─── SUPPLIED RECORDS

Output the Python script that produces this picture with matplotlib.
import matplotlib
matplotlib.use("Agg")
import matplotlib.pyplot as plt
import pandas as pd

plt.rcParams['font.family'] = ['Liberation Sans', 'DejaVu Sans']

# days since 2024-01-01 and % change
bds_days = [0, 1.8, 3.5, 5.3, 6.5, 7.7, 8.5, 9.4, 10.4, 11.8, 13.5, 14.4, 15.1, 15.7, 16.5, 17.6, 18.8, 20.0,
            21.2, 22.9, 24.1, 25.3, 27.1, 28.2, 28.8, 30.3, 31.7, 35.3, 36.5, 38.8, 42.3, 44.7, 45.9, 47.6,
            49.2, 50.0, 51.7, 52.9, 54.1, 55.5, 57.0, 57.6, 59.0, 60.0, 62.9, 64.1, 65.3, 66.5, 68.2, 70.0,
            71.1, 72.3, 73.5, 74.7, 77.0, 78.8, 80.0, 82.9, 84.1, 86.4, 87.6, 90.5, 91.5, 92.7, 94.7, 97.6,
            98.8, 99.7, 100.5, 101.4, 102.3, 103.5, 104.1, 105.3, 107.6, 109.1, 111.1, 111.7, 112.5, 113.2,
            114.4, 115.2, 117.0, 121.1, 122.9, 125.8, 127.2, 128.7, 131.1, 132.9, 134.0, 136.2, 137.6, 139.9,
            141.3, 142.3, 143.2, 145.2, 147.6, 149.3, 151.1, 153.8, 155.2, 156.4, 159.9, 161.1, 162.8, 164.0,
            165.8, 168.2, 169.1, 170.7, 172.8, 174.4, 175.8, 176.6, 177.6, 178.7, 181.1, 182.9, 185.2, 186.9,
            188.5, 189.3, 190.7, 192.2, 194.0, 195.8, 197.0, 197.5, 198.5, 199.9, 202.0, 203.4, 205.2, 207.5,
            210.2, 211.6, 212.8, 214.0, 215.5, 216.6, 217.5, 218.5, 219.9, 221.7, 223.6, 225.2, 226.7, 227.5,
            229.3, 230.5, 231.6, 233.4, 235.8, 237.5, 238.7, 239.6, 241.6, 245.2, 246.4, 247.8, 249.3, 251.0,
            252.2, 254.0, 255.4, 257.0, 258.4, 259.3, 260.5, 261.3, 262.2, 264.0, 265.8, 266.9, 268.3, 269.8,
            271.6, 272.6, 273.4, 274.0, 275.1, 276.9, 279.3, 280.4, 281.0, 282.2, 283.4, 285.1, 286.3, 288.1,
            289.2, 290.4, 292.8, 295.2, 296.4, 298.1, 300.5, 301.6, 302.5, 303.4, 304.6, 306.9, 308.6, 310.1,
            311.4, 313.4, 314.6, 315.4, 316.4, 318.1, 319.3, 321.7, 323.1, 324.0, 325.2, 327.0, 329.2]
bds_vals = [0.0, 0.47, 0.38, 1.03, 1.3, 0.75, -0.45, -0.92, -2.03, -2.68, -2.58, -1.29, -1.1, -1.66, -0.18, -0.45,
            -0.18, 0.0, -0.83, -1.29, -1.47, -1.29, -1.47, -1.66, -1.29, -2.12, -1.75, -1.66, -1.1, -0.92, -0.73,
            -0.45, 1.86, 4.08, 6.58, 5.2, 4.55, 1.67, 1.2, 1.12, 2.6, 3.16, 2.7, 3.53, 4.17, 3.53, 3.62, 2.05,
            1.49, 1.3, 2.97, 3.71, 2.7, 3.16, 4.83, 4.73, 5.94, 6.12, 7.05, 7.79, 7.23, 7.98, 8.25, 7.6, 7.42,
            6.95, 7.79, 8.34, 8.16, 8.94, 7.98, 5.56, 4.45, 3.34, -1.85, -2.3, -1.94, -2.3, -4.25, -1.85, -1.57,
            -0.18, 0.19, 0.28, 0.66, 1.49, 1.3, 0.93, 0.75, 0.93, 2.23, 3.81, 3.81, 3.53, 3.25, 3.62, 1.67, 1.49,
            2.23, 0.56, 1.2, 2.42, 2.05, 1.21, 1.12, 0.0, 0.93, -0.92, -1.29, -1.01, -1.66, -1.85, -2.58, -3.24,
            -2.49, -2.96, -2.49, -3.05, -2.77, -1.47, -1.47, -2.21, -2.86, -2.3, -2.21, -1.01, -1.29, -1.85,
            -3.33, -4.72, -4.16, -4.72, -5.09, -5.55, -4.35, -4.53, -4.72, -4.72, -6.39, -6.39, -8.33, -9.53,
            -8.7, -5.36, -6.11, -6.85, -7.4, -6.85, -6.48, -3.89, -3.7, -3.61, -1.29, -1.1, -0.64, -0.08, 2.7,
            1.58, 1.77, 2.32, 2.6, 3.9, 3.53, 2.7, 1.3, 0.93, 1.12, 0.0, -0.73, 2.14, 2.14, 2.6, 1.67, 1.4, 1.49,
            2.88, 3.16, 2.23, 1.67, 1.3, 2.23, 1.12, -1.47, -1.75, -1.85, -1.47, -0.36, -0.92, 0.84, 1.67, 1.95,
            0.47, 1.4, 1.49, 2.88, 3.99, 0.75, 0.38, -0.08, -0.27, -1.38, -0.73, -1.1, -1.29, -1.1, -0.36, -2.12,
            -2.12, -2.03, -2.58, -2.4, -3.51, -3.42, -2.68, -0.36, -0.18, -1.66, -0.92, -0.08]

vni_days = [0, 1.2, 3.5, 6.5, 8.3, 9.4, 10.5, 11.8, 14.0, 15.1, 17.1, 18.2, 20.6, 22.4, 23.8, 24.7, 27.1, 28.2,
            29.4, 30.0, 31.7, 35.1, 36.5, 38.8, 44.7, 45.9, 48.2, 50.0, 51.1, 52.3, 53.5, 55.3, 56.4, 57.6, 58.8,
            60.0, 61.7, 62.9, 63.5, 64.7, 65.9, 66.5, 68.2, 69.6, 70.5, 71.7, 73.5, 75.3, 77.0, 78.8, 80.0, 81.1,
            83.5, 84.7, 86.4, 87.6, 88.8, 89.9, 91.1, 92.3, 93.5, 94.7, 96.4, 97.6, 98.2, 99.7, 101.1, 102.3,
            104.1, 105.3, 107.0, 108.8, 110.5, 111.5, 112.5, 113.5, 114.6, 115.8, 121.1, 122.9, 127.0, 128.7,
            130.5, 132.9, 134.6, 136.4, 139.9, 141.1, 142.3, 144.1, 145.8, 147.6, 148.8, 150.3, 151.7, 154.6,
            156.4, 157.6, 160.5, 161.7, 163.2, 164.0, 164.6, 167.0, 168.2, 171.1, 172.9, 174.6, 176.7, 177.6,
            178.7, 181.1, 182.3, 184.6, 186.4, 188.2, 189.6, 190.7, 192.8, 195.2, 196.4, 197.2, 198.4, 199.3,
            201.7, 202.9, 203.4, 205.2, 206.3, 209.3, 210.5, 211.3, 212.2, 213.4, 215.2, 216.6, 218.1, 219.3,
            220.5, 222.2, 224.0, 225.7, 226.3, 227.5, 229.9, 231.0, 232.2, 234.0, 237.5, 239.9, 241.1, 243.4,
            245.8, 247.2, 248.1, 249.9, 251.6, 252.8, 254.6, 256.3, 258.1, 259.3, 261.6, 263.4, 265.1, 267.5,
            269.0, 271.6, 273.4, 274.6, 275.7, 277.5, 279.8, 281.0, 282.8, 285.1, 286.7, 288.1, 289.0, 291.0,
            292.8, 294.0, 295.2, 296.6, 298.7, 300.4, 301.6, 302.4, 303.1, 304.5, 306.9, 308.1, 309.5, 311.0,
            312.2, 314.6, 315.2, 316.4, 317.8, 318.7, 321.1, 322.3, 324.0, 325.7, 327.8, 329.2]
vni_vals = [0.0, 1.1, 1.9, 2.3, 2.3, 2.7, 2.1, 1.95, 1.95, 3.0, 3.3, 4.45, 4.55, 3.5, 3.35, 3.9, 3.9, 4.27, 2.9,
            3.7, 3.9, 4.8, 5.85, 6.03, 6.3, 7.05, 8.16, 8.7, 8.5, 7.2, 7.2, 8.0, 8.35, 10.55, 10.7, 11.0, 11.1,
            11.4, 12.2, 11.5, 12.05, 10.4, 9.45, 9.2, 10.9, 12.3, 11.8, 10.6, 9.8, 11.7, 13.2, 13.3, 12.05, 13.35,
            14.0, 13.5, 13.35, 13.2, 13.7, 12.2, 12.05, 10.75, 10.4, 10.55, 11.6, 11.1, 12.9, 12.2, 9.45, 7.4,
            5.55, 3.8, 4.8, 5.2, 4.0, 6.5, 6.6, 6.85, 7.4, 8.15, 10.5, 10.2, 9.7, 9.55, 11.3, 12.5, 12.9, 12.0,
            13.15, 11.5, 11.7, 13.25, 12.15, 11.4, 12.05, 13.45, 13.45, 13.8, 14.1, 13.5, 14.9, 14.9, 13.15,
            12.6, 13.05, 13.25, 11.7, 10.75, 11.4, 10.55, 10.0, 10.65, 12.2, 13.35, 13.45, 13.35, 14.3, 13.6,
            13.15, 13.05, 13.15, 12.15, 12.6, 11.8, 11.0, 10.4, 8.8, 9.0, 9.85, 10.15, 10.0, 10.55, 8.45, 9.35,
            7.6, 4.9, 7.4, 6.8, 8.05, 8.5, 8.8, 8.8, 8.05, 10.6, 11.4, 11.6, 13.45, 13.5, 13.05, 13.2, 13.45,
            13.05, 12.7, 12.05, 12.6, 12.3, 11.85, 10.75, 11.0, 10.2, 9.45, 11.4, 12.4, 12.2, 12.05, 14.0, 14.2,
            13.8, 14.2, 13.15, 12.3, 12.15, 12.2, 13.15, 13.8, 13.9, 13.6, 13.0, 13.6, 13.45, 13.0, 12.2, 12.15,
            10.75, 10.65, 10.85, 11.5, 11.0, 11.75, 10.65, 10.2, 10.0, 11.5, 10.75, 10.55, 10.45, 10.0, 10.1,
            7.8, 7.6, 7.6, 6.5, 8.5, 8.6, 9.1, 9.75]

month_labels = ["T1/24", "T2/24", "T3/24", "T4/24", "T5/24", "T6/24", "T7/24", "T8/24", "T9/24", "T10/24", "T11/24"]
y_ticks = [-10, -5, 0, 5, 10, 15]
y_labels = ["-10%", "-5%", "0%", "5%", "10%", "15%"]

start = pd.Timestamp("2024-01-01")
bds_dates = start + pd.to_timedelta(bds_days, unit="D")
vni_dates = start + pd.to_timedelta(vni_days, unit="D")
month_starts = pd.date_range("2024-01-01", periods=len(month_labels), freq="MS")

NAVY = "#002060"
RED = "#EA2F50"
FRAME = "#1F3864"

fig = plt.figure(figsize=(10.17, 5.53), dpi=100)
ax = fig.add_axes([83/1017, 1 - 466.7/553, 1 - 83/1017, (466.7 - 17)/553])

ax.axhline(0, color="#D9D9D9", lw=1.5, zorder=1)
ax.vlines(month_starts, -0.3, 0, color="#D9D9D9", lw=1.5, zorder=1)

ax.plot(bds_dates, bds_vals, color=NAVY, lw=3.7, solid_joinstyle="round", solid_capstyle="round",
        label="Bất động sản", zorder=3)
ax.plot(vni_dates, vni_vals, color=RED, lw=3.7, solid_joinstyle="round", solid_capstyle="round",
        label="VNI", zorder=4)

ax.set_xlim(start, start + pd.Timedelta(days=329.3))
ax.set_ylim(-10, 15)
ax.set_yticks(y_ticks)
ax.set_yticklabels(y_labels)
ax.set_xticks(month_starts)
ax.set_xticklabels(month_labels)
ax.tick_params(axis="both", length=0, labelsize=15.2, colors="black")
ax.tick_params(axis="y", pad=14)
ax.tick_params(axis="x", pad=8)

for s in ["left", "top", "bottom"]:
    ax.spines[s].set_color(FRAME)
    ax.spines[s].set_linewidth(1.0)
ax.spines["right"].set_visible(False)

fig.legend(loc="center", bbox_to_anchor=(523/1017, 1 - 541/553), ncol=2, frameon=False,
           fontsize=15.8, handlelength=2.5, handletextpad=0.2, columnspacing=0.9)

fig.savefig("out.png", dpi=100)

──────
─── SUPPLIED RECORDS

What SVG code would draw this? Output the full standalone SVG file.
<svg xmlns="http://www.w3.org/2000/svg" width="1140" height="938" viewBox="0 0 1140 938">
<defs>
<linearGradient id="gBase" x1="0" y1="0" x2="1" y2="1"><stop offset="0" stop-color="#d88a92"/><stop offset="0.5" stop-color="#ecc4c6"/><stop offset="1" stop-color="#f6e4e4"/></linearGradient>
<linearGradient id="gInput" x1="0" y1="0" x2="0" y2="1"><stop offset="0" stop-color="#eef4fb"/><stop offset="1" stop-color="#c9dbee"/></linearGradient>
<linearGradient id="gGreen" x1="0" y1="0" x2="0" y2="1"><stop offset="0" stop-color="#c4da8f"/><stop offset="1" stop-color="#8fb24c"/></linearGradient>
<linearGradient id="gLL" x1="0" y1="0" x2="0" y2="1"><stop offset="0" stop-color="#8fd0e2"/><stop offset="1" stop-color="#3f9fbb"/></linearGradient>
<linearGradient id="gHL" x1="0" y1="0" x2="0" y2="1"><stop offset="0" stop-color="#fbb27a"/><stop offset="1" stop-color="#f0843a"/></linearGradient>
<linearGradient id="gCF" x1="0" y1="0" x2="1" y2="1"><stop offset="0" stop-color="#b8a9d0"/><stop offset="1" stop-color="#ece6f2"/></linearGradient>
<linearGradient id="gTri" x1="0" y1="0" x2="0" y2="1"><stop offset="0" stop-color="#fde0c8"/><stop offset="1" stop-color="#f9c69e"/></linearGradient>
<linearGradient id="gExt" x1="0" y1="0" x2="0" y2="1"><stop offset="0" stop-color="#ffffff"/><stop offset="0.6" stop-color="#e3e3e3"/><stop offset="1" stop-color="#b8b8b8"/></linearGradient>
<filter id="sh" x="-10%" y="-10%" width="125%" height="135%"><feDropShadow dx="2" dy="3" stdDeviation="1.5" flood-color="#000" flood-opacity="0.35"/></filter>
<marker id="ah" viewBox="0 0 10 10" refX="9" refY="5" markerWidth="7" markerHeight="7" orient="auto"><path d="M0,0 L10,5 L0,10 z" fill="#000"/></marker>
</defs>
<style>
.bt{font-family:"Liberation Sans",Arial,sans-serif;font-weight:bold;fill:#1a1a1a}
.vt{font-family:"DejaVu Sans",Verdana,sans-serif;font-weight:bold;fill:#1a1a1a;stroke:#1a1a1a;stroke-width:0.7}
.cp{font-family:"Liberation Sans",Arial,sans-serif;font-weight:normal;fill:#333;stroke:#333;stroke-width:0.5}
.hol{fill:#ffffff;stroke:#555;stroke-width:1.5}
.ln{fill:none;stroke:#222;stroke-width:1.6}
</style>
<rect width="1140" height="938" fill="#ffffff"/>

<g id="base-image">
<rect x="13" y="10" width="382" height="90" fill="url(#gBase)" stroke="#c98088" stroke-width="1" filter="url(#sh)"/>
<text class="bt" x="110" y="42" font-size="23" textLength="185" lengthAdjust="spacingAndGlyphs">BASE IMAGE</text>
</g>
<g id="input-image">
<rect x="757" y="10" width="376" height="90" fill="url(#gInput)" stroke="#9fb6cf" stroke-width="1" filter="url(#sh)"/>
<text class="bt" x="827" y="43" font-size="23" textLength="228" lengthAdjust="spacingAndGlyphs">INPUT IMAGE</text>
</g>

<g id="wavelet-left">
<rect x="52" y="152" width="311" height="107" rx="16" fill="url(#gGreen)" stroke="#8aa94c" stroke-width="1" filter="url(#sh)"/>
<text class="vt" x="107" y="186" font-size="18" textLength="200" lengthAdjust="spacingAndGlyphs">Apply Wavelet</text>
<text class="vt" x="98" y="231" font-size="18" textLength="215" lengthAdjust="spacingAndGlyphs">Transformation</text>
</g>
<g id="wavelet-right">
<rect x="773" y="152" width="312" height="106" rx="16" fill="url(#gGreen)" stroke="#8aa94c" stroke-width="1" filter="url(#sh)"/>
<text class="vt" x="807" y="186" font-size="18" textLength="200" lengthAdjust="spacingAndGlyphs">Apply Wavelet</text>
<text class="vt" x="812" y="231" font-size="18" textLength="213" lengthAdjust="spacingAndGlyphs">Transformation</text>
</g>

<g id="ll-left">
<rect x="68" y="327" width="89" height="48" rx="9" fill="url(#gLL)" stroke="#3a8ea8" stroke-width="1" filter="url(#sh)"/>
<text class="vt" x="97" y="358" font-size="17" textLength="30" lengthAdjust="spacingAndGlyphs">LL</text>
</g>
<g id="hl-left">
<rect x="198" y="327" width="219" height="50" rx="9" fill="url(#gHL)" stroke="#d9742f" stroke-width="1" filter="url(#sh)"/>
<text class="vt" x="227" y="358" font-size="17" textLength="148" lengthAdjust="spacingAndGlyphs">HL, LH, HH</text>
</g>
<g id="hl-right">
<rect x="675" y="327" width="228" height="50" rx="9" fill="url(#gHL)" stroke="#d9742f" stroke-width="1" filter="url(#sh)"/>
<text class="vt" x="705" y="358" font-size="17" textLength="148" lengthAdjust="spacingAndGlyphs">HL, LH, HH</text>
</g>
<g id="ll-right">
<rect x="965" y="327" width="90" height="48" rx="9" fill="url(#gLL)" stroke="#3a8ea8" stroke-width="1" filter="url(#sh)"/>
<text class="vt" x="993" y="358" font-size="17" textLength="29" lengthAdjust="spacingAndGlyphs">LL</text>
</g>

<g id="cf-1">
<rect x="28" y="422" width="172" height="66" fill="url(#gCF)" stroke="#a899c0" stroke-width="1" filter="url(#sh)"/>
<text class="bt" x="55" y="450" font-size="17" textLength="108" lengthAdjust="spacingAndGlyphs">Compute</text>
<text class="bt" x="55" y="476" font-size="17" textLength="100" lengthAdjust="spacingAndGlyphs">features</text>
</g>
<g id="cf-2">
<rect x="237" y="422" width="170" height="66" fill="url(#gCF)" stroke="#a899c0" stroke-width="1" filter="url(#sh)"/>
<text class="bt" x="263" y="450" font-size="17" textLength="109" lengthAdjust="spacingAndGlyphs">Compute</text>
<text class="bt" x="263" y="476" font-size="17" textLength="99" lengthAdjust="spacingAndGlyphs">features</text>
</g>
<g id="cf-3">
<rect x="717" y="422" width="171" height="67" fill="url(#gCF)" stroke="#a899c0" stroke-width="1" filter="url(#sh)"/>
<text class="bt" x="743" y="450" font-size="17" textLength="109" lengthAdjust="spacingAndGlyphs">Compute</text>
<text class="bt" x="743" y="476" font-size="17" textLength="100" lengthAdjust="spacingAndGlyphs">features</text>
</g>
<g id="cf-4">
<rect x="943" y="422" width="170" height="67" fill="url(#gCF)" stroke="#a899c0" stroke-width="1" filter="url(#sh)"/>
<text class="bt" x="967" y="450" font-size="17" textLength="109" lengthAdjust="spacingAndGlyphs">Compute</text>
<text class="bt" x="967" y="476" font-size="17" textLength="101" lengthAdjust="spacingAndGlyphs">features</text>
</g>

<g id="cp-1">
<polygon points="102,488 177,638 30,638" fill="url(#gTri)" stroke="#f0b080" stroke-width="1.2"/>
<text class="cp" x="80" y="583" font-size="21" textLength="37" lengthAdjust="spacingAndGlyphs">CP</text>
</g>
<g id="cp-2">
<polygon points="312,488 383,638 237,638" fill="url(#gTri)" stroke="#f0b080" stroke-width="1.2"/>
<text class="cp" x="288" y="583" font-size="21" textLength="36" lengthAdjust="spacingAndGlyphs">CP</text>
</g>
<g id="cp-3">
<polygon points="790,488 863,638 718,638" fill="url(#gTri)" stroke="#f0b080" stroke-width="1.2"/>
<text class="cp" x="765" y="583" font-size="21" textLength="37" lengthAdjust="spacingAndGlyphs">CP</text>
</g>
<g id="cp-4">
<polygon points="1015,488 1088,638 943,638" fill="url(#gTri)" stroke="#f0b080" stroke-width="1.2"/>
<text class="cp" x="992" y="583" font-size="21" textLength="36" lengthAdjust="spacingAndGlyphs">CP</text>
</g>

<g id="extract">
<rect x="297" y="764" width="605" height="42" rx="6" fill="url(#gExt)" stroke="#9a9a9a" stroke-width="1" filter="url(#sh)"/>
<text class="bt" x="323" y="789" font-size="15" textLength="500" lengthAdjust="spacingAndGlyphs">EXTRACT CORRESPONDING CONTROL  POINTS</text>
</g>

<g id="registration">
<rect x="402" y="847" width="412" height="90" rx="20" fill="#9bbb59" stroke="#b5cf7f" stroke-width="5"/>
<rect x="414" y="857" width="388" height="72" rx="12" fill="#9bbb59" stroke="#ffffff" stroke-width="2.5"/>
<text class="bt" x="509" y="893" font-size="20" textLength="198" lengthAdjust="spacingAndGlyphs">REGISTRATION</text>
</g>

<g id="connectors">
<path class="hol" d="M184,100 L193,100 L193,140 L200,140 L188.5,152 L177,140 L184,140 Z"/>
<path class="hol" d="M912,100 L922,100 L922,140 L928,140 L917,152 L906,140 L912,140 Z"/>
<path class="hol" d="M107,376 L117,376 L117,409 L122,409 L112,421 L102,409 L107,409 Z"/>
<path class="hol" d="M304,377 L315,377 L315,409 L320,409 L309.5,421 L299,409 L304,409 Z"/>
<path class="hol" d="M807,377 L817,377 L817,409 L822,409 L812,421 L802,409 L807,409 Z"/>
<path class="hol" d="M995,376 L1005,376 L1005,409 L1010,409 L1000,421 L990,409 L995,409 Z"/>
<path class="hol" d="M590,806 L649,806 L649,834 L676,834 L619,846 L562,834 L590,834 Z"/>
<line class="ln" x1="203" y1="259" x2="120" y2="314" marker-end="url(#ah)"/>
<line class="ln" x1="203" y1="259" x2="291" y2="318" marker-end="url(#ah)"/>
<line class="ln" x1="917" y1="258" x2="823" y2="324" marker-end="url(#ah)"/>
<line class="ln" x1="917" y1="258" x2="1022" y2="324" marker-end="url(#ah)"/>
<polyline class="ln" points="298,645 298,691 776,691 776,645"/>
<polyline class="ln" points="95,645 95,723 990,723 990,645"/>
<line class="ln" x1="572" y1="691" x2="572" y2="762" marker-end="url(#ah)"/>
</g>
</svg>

──────

* WHAT IS REQUIRED *
Print, from the entries above, the line with "Output the Python", the line with "plt.rcParams['font.family'] = ['Liberation" and all lines between them, exactly and with nothing else.

* SOLUTION *
Output the Python script that produces this picture with matplotlib.
import matplotlib
matplotlib.use("Agg")
import matplotlib.pyplot as plt
import pandas as pd

plt.rcParams['font.family'] = ['Liberation Sans', 'DejaVu Sans']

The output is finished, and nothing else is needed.